Where should I verify visa-free entry before booking? +

Use IATA Travel Centre, your airline, your government's travel advice pages and the official immigration or embassy website of the destination.

Which visa-free beach destination is most practical from the U.S.? +

For many travelers, Mexico is the most practical starting point because flights are shorter, routes are frequent, beach infrastructure is strong, and longer tourist stays are realistic when immigration grants the full allowance.

Is Thailand still worth the longer flight? +

Yes, especially for two weeks or more. Thailand can offer excellent value and beach variety, but the flight time and jet lag matter. For a short U.S. beach week, Mexico often feels easier and less punishing.

Why not just pick the cheapest flight? +

Because cheap flights can hide expensive vacations. Bad connections, late arrivals, long transfers, island ferries, airport hotels and taxi dependence can erase the savings fast.

Can immigration give me fewer days than the maximum? +

Yes. Maximum stay is not always guaranteed. Border officers can ask about your plans and may grant a shorter stay depending on documents and local rules.


Final verdict

Visa-free beach travel is not about escaping all paperwork. It is about choosing destinations where the entry process is lighter and the trip starts faster.

For U.S. travelers in 2026, Thailand, Malaysia, the Philippines, Mauritius, Barbados, Grenada, Saint Lucia and Mexico all deserve a spot on the shortlist.

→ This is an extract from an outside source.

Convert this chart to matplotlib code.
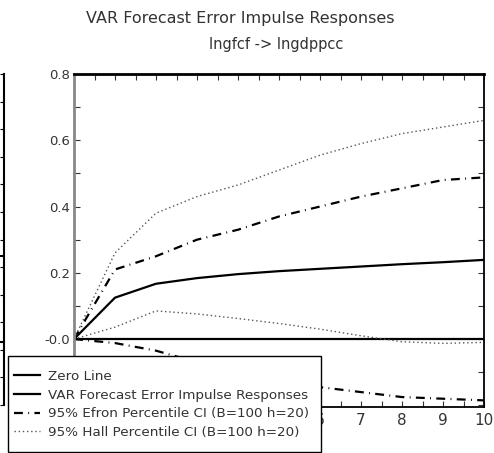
import numpy as np
import matplotlib
matplotlib.use('Agg')
import matplotlib.pyplot as plt
from matplotlib.patches import Rectangle
from matplotlib.ticker import MultipleLocator, FixedLocator, FixedFormatter

# impulse response lngfcf -> lngdppcc, horizons 0..10
horizon = [0, 1, 2, 3, 4, 5, 6, 7, 8, 9, 10]
irf = [0.0, 0.125, 0.167, 0.184, 0.196, 0.205, 0.212, 0.219, 0.226, 0.232, 0.239]
efron_up = [0.0, 0.21, 0.25, 0.30, 0.33, 0.37, 0.40, 0.43, 0.455, 0.48, 0.488]
efron_lo = [0.0, -0.012, -0.035, -0.07, -0.10, -0.125, -0.145, -0.16, -0.175, -0.18, -0.185]
hall_up = [0.0, 0.26, 0.38, 0.43, 0.465, 0.51, 0.555, 0.59, 0.62, 0.64, 0.66]
hall_lo = [0.0, 0.036, 0.085, 0.076, 0.062, 0.047, 0.03, 0.01, -0.008, -0.013, -0.01]

ytick_vals = [0.0, 0.2, 0.4, 0.6, 0.8]
ytick_labels = ['-0.0', '0.2', '0.4', '0.6', '0.8']
xtick_vals = [0, 1, 2, 3, 4, 5, 6, 7, 8, 9, 10]
# labels 0-5 sit under the legend box in the original
xtick_labels = ['', '', '', '', '', '', '6', '7', '8', '9', '10']

txt = '#333333'
W, H = 494, 453
fig = plt.figure(figsize=(W / 100, H / 100), dpi=100)

# remnant of the neighbouring panel on the left edge
ax0 = fig.add_axes([-300 / W, (H - 405) / H, 304 / W, 331 / H])
for s in ['top', 'left', 'bottom']:
    ax0.spines[s].set_visible(False)
ax0.spines['right'].set_linewidth(1.5)
ax0.set_xlim(0, 10)
ax0.set_ylim(0, 12)
ax0.axhline(5.4, color='black', lw=1.5)
ax0.axhline(2.3, color='black', lw=1.5)
ax0.yaxis.set_major_locator(MultipleLocator(1))
ax0.tick_params(axis='y', left=False, right=True, direction='in', length=3,
                labelleft=False)
ax0.tick_params(axis='x', bottom=False, labelbottom=False)

# main panel
ax = fig.add_axes([74 / W, (H - 407) / H, 410 / W, 333 / H])
ax.axhline(0, color='black', lw=1.6, zorder=2, label='Zero Line')
ax.plot(horizon, irf, color='black', lw=1.6,
        label='VAR Forecast Error Impulse Responses')
efron_ls = (0, (4, 2.4, 0.4, 2.4))
ax.plot(horizon, efron_up, color='black', lw=1.6, linestyle=efron_ls,
        label='95% Efron Percentile CI (B=100 h=20)')
ax.plot(horizon, efron_lo, color='black', lw=1.6, linestyle=efron_ls)
hall_ls = (0, (1, 2))
ax.plot(horizon, hall_up, color='#555555', lw=1.0, linestyle=hall_ls,
        label='95% Hall Percentile CI (B=100 h=20)')
ax.plot(horizon, hall_lo, color='#555555', lw=1.0, linestyle=hall_ls)

ax.set_xlim(0, 10)
ax.set_ylim(-0.205, 0.8)

ax.xaxis.set_major_locator(FixedLocator(xtick_vals))
ax.xaxis.set_major_formatter(FixedFormatter(xtick_labels))
ax.xaxis.set_minor_locator(MultipleLocator(0.5))
ax.yaxis.set_major_locator(FixedLocator(ytick_vals))
ax.yaxis.set_major_formatter(FixedFormatter(ytick_labels))
ax.yaxis.set_minor_locator(MultipleLocator(0.1))
ax.tick_params(axis='both', which='both', direction='in', top=True,
               right=True, color='#333333', width=0.8, length=4)
ax.tick_params(axis='x', labelsize=11, labelcolor=txt, pad=4)
ax.tick_params(axis='y', labelsize=9.5, labelcolor=txt, pad=3)

ax.spines['left'].set_color('#888888')
ax.spines['left'].set_linewidth(2)
ax.spines['top'].set_linewidth(2)
ax.spines['bottom'].set_linewidth(1.3)
ax.spines['right'].set_linewidth(1.3)

fig.text(240 / W, 1 - 18 / H, 'VAR Forecast Error Impulse Responses',
         ha='center', va='center', fontsize=11.5, color=txt)
fig.text(276 / W, 1 - 44 / H, 'lngfcf -> lngdppcc',
         ha='center', va='center', fontsize=10.5, color=txt)

# legend box drawn on the figure so it covers the axes
box = Rectangle((8 / W, 1 / H), 313 / W, 96 / H, transform=fig.transFigure,
                facecolor='white', edgecolor='black', lw=1.0, zorder=5)
fig.patches.append(box)
handles, labels = ax.get_legend_handles_labels()
leg = fig.legend(handles, labels, loc='upper left',
                 bbox_to_anchor=(14 / W, 1 - 370 / H),
                 bbox_transform=fig.transFigure, fontsize=9.7, frameon=False,
                 handlelength=1.9, handletextpad=0.6, borderpad=0,
                 labelspacing=0.42, borderaxespad=0)
for t in leg.get_texts():
    t.set_color(txt)
leg.set_zorder(6)

fig.savefig('out.png', dpi=100)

But Mexico is the place most likely to keep the vacation from becoming homework: easier flights, easier logistics, real long-stay flexibility, strong infrastructure and the rare ability to combine beach and city without turning the trip into a chain of fixes.

Pick the trip style first, then check the rules. That order saves more stress than any list of "easy countries" ever will.

How This Was Checked

Entry snapshots were reviewed on May 28, 2026 using U.S. State Department destination pages and IATA Travel Centre as the practical cross-check. Rules can change quickly, and airlines enforce documents at boarding, so treat this as a planning filter before you verify your exact passport and itinerary.